Its hard to describe the feeling that I had when I first arrived at my hostel. As CHEESY as it might sound, I have Leonardo Dicaprio’s character Richard, from ‘The Beach’, to thank for giving me the kick up the butt that I needed.  At c.11pm-12am at night I checked into my hostel and after travelling to the other side of the world, god knows I was tired as hell and just wanted to go to bed. But I faltered. As Richard would say, ‘fuck it’. For the very first time in my life I was in another country by myself, where I didn’t know a single soul and where I could be or do whatever I wanted to. It was one of the most liberating feelings. So I set the tone of my trip by taking the bull by the horns and headed toward the bar, by myself, to drink a well earned beer and talk shit with perfect strangers (thankfully I’d had a bit of practice doing this when I lived in Queenstown, New Zealand’s premiere ski resort and the world’s adventure capital).

After all the work and effort that it took to prepare for my trip, not to mention all the stress and fear that I put myself through, I’d finally arrived and felt that I deserved to enjoy it. So on that first night, in a hostel, in Lima, I drank beer and I made friends with strangers I’d never see again. Most importantly, rather than letting fear and anxiety determine my journey, I threw caution to the wind and chose to accept the excitement, unertainty and liberty that comes from leaving the safety of one’s homeland to discover the world.
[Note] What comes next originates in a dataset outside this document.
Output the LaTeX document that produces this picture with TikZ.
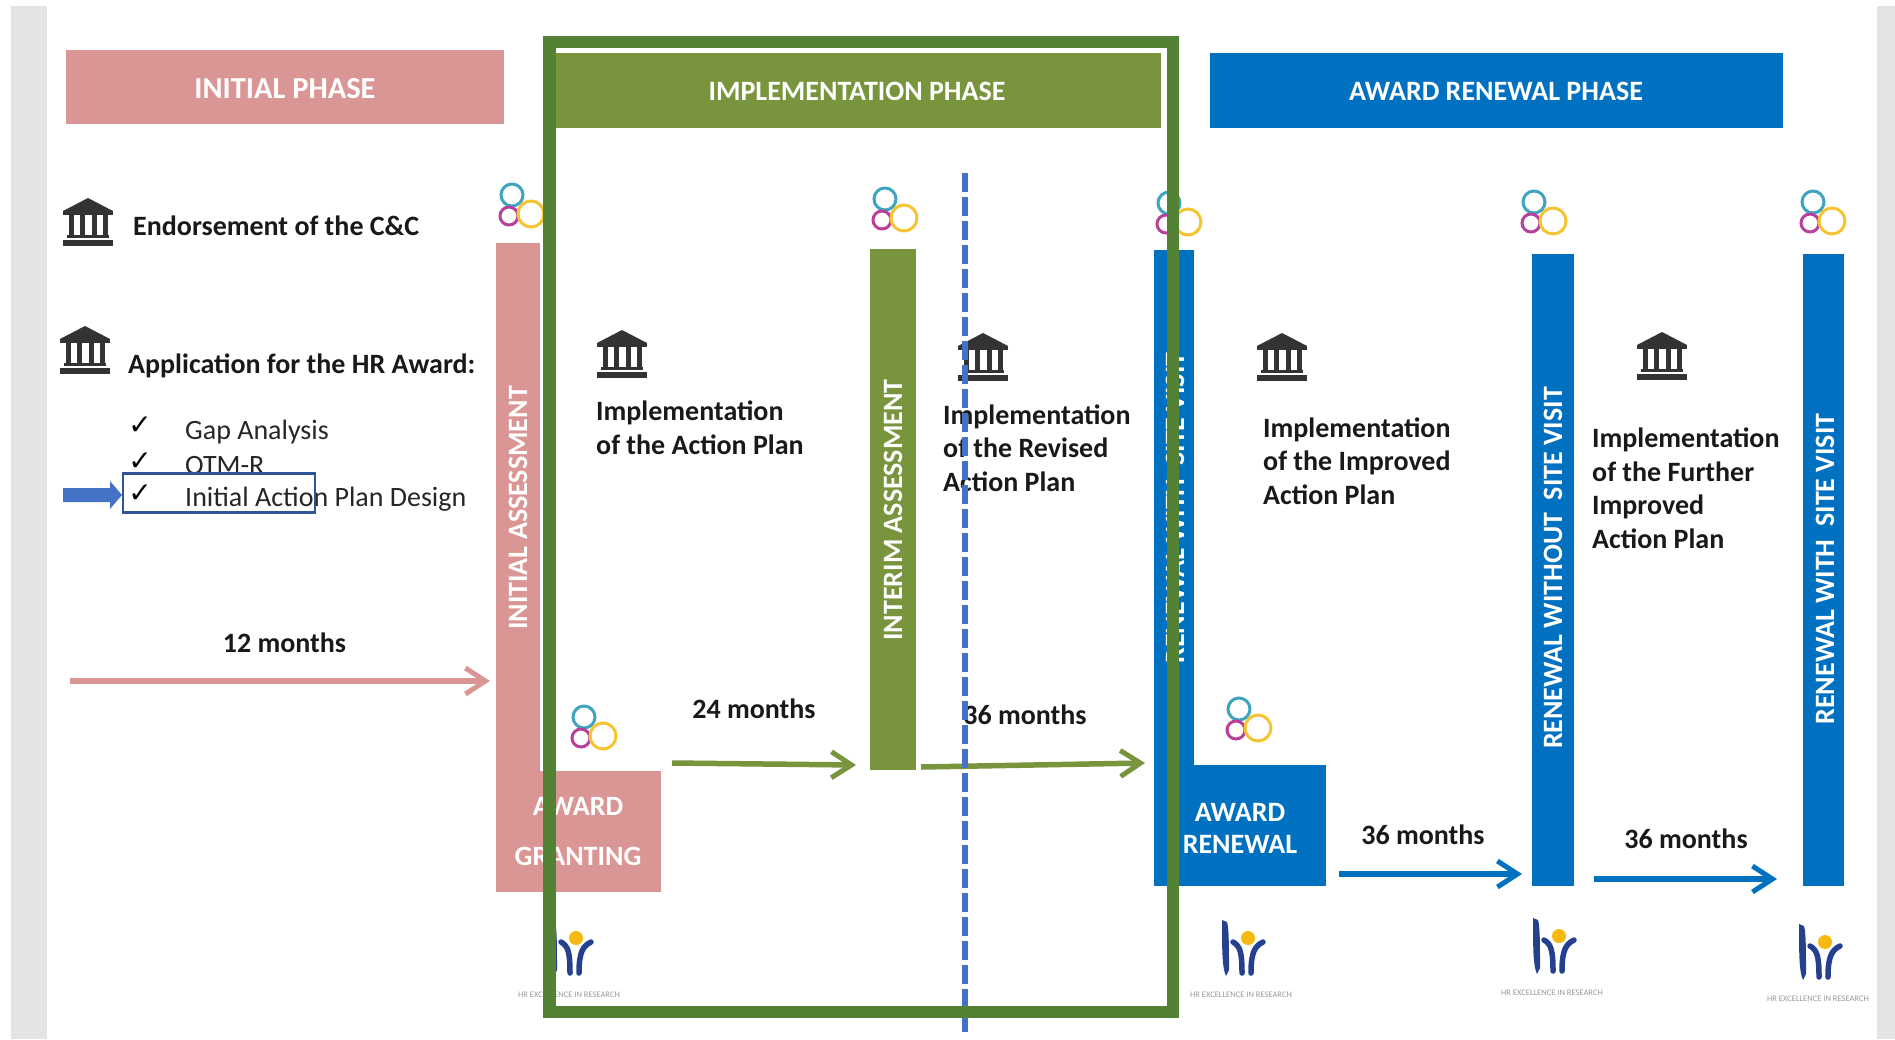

I have a lot of people to thank for loads of my successes in life, but with respect to South America there are five people in particular.  Firstly, to my travel companion. I am so lucky to have found someone like minded, yet who complimented my weaknesses with strengths that allowed me to see and experience things in ways I wouldn’t have previously considered. I thank her for helping me see reason when I wanted to do stupid stuff and for being someone with whom I always felt safe and secure. Thanks are also due to my Chilean tutor who is no longer with us. Without her efforts to teach me Spanish, I’m not sure how successful the trip would have been. I remain especially grateful to her translation which helped us out of a tricky border control issue. Words can’t express just how thankful I am to have had my Koko open the door to the world. But ultimately, I have to thank my parents. Despite their concerns, my parents allowed me the freedom to stay true to myself without making a big deal about it. So thank you.